Let’s acknowledge that the Northern states, by now the “Union” side of the war, were not free of racist thought. The Democratic Party was a minority in Congress, especially after the secession of the southern states. But amid the bloodshed of war and the growing Republican appetite for the end of slavery, the Democrats campaigned on white fears in the 1862 elections. Landis writes:

“They made emancipation the central issue of the campaign and employed fear tactics to exploit Northern racism. They claimed ‘Black Republican’ leaders were part negro, warned of an impending race war between blood-thirsty former slaves and innocent whites, and asserted that freed blacks would steal white jobs. Anti-black poems, songs, posters, newspaper cartoons, and pamphlets were widely distributed, leading to anti-black riots throughout the North.”
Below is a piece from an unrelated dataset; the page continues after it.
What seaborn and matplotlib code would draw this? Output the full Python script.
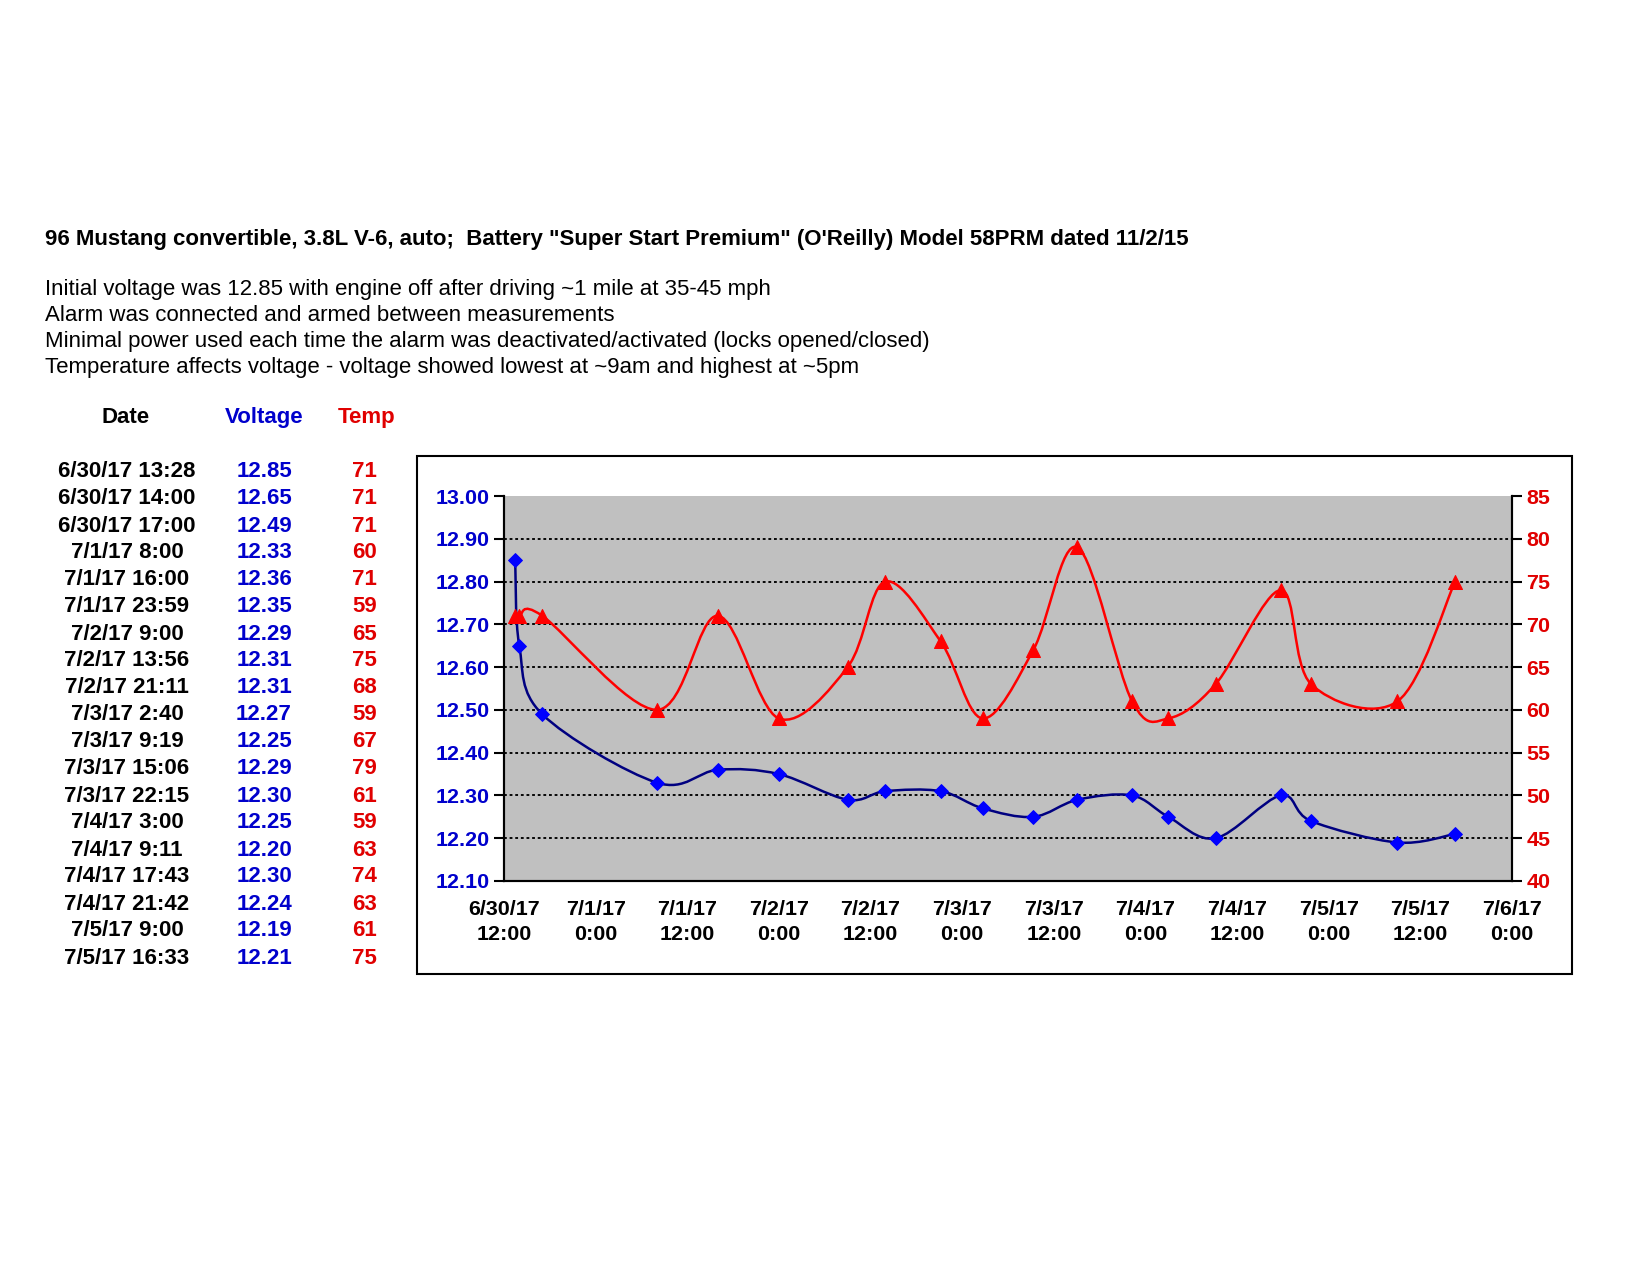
import matplotlib
matplotlib.use("Agg")
import matplotlib.pyplot as plt
import matplotlib.dates as mdates
from matplotlib.path import Path
from matplotlib.patches import PathPatch, Rectangle
from matplotlib.ticker import MultipleLocator, FuncFormatter
import numpy as np
import pandas as pd
import seaborn as sns

# ---- data ----
DATES = [
    "6/30/17 13:28", "6/30/17 14:00", "6/30/17 17:00", "7/1/17 8:00",
    "7/1/17 16:00", "7/1/17 23:59", "7/2/17 9:00", "7/2/17 13:56",
    "7/2/17 21:11", "7/3/17 2:40", "7/3/17 9:19", "7/3/17 15:06",
    "7/3/17 22:15", "7/4/17 3:00", "7/4/17 9:11", "7/4/17 17:43",
    "7/4/17 21:42", "7/5/17 9:00", "7/5/17 16:33",
]
VOLTAGE = [12.85, 12.65, 12.49, 12.33, 12.36, 12.35, 12.29, 12.31, 12.31, 12.27,
           12.25, 12.29, 12.30, 12.25, 12.20, 12.30, 12.24, 12.19, 12.21]
TEMP = [71, 71, 71, 60, 71, 59, 65, 75, 68, 59, 67, 79, 61, 59, 63, 74, 63, 61, 75]

TITLE = ("96 Mustang convertible, 3.8L V-6, auto;  Battery \"Super Start Premium\" "
         "(O'Reilly) Model 58PRM dated 11/2/15")
NOTES = [
    "Initial voltage was 12.85 with engine off after driving ~1 mile at 35-45 mph",
    "Alarm was connected and armed between measurements",
    "Minimal power used each time the alarm was deactivated/activated (locks opened/closed)",
    "Temperature affects voltage - voltage showed lowest at ~9am and highest at ~5pm",
]
X_START, X_END = "6/30/17 12:00", "7/6/17 0:00"

BLUE = "#0000CC"
NAVY = "#000080"
RED = "#E00000"

sns.set_style("white")
plt.rcParams["font.family"] = ["Liberation Sans", "DejaVu Sans"]
plt.rcParams["text.color"] = "black"

times = pd.to_datetime(DATES, format="%m/%d/%y %H:%M")
df = pd.DataFrame({"t": mdates.date2num(times), "voltage": VOLTAGE, "temp": TEMP})
x0, x1 = mdates.date2num(pd.to_datetime([X_START, X_END], format="%m/%d/%y %H:%M"))


def smooth_path(x, y):
    """Excel-style smoothed line: cubic Bezier with Catmull-Rom control points."""
    pts = np.column_stack([np.asarray(x, float), np.asarray(y, float)])
    verts = [pts[0]]
    codes = [Path.MOVETO]
    n = len(pts)
    for i in range(n - 1):
        p0 = pts[max(i - 1, 0)]
        p1 = pts[i]
        p2 = pts[i + 1]
        p3 = pts[min(i + 2, n - 1)]
        verts += [p1 + (p2 - p0) / 6, p2 - (p3 - p1) / 6, p2]
        codes += [Path.CURVE4] * 3
    return Path(verts, codes)


fig = plt.figure(figsize=(11, 8.5), dpi=150)

# header text
fig.text(0.027, 1 - 239 / 1275, TITLE, fontsize=10.7, fontweight="bold", va="center")
for i, line in enumerate(NOTES):
    fig.text(0.027, 1 - (290 + i * 25.8) / 1275, line, fontsize=10.7, va="center")

# data table on the left
hdr_y = 1 - 417 / 1275
fig.text(0.076, hdr_y, "Date", fontsize=10.7, fontweight="bold", ha="center", va="center")
fig.text(0.160, hdr_y, "Voltage", fontsize=10.7, fontweight="bold", ha="center", va="center", color=BLUE)
fig.text(0.222, hdr_y, "Temp", fontsize=10.7, fontweight="bold", ha="center", va="center", color=RED)
for i, (d, v, t) in enumerate(zip(DATES, VOLTAGE, TEMP)):
    y = 1 - (472 + i * 27.0) / 1275
    fig.text(0.077, y, d, fontsize=10.7, fontweight="bold", ha="center", va="center")
    fig.text(0.160, y, f"{v:.2f}", fontsize=10.7, fontweight="bold", ha="center", va="center", color=BLUE)
    fig.text(0.221, y, f"{t}", fontsize=10.7, fontweight="bold", ha="center", va="center", color=RED)

# chart frame
fig.patches.append(Rectangle((417 / 1650, 1 - 974 / 1275), (1572 - 417) / 1650, (974 - 456) / 1275,
                             transform=fig.transFigure, facecolor="none", edgecolor="black", lw=1.0))

ax = fig.add_axes([504 / 1650, 1 - 881 / 1275, (1512 - 504) / 1650, (881 - 496) / 1275])
ax.set_facecolor("#C0C0C0")
ax2 = ax.twinx()

# voltage
ax.add_patch(PathPatch(smooth_path(df["t"], df["voltage"]), facecolor="none", edgecolor=NAVY, lw=1.2, zorder=3))
sns.scatterplot(data=df, x="t", y="voltage", ax=ax, marker="D", s=22, color="#0000FF",
                edgecolor="#0000FF", linewidth=0.5, zorder=4, legend=False)

# temperature
ax2.add_patch(PathPatch(smooth_path(df["t"], df["temp"]), facecolor="none", edgecolor="#FF0000", lw=1.2, zorder=3))
sns.scatterplot(data=df, x="t", y="temp", ax=ax2, marker="^", s=45, color="#FF0000",
                edgecolor="#FF0000", linewidth=0.5, zorder=4, legend=False)

ax.set_xlim(x0, x1)
ax.set_ylim(12.10, 13.00)
ax2.set_ylim(40, 85)
ax.xaxis.set_major_locator(MultipleLocator(0.5))


def date_fmt(val, pos):
    d = mdates.num2date(val)
    return f"{d.month}/{d.day}/{d:%y}\n{d.hour}:{d:%M}"


ax.xaxis.set_major_formatter(FuncFormatter(date_fmt))
ax.yaxis.set_major_locator(MultipleLocator(0.1))
ax.yaxis.set_major_formatter(FuncFormatter(lambda v, p: f"{v:.2f}"))
ax2.yaxis.set_major_locator(MultipleLocator(5))

for gv in np.arange(12.2, 12.95, 0.1):
    ax.axhline(gv, color="black", lw=0.9, ls=(0, (1.5, 1.5)), zorder=1)

ax.set_xlabel("")
ax.set_ylabel("")
ax2.set_ylabel("")

for a in (ax, ax2):
    a.spines["top"].set_visible(False)
    for s in ("left", "right", "bottom"):
        a.spines[s].set_color("black")
        a.spines[s].set_linewidth(1.0)

ax.tick_params(axis="x", direction="out", length=5, width=1, color="black", pad=4,
               labelsize=10.3, labelcolor="black")
ax.tick_params(axis="y", direction="out", length=5, width=1, color="black", pad=2,
               labelsize=10.3, labelcolor=BLUE)
ax2.tick_params(axis="y", direction="out", length=5, width=1, color="black", pad=2,
                labelsize=10.3, labelcolor=RED)
for lbl in ax.get_xticklabels():
    lbl.set_fontweight("bold")
    lbl.set_linespacing(1.45)
for lbl in ax.get_yticklabels() + ax2.get_yticklabels():
    lbl.set_fontweight("bold")

fig.savefig("out.png", dpi=150, facecolor="white")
It takes less people to riot than to win elections, though. The most important thing about these Northern racial appeals is that they didn’t work. They won a few elections for the Democrats, but they didn’t turn the political tide. The Republican Party, campaigning on winning the war (peace through victory) and the emaciation of slaves (not racial equality), would strengthen its standing in Congress in 1862, and re-elect Lincoln in 1864. They amended the Constitution to forbid slavery.

In the end, the Confederates lost the war and so did the Democrats. The Republican Party would dominate politics for a generation. The “Lost Cause” mythology would come to smooth over explicit support for slavery, in favor of the states’ rights argument of Jefferson Davis.

Thus, Southerners before and after the war would defend themselves against the Northern majority with Constitutional arguments. Even among themselves, the cause of slavery was gone.

Nonetheless, in war the soft metal of Confederate thought had been tempered into something more dangerous. No longer a contradictory mix of diffuse government power and slave-owning economics, the core of Confederate ideology had solidified around a concept we all recognize today: desire for a white American republic.

How that vision has lasted for 150 years, and how widely it is shared today is quite the question.